In the second set Fernandez was wobbly in the first points, then surged to a lead, then fell back, and it looked as if Raducanu was going to roll through, but each time Fernandez teetered on the edge, she came up with another scorching forehand, or stretched for a lob to extend the rally and get Raducanu to make one more untimely error. She would make 25 on the day. It happens when you are 18 and playing in the final of a Grand Slam for the first time, and it’s only your second Grand Slam.
But Raducanu broke through in the pivotal sixth game, and the only question was whether her teenage nerves would be steely enough to handle the pressure of closing out the tournament.
At first, they absolutely were as she raced to get two match points on Fernandez’s serve, but the error bug bit her again, and on they went to one of the strangest final games a Grand Slam final has ever seen, and to a deuce point that left blood dripping down Raducanu’s leg.
It was a moment that might have panicked the most veteran of players, or caused one as inexperienced as Raducanu to try to rush to the finish. Two months ago, during what looked to everyone like a panic attack, she quit in the middle of her fourth round match at Wimbledon, telling the trainers she was having trouble breathing.
Instead, as Raducanu faced break point on Saturday and a chance for Fernandez to get the set back on serve, she took a slow walk to her chair and called for the trainer. There, Raducanu got the bandage on her leg, absorbed what was unfolding and let it pass.

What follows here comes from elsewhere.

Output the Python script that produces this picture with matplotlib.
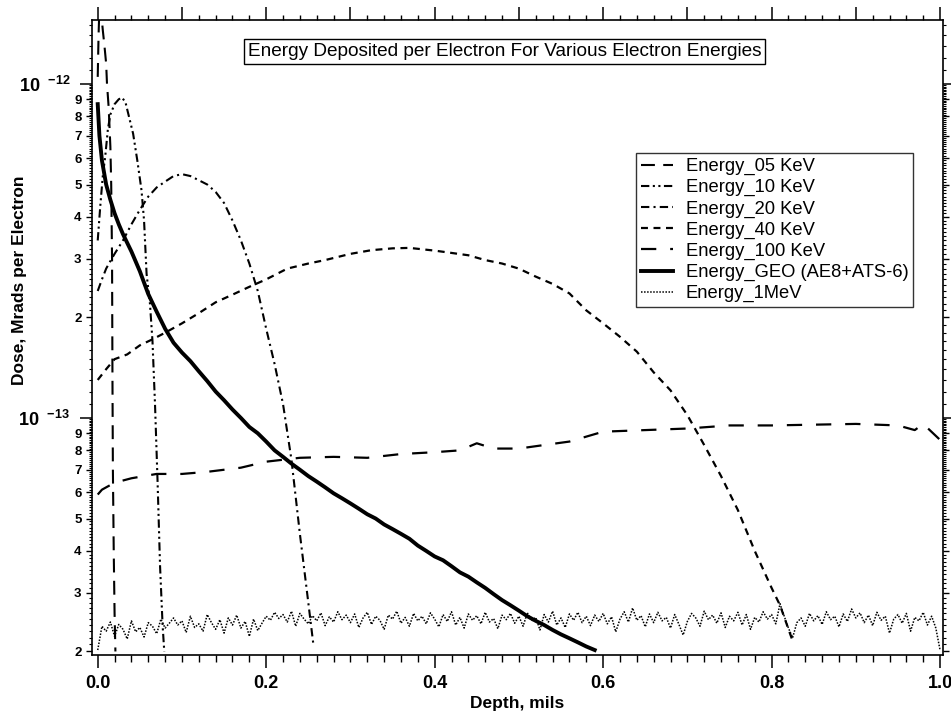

With Fernandez questioning a tournament official about whether the injury really required a stoppage in play, Raducanu cooled herself with the air conditioning tube, then walked back onto the court a few minutes later, ready to meet her moment.
When it was finished, Raducanu said something that so many have said before her, but no one ever truly believed, even those who have said it.
“Every single player in the women’s draw has a shot at winning any tournament,” she said.
After Saturday, no one could argue with her.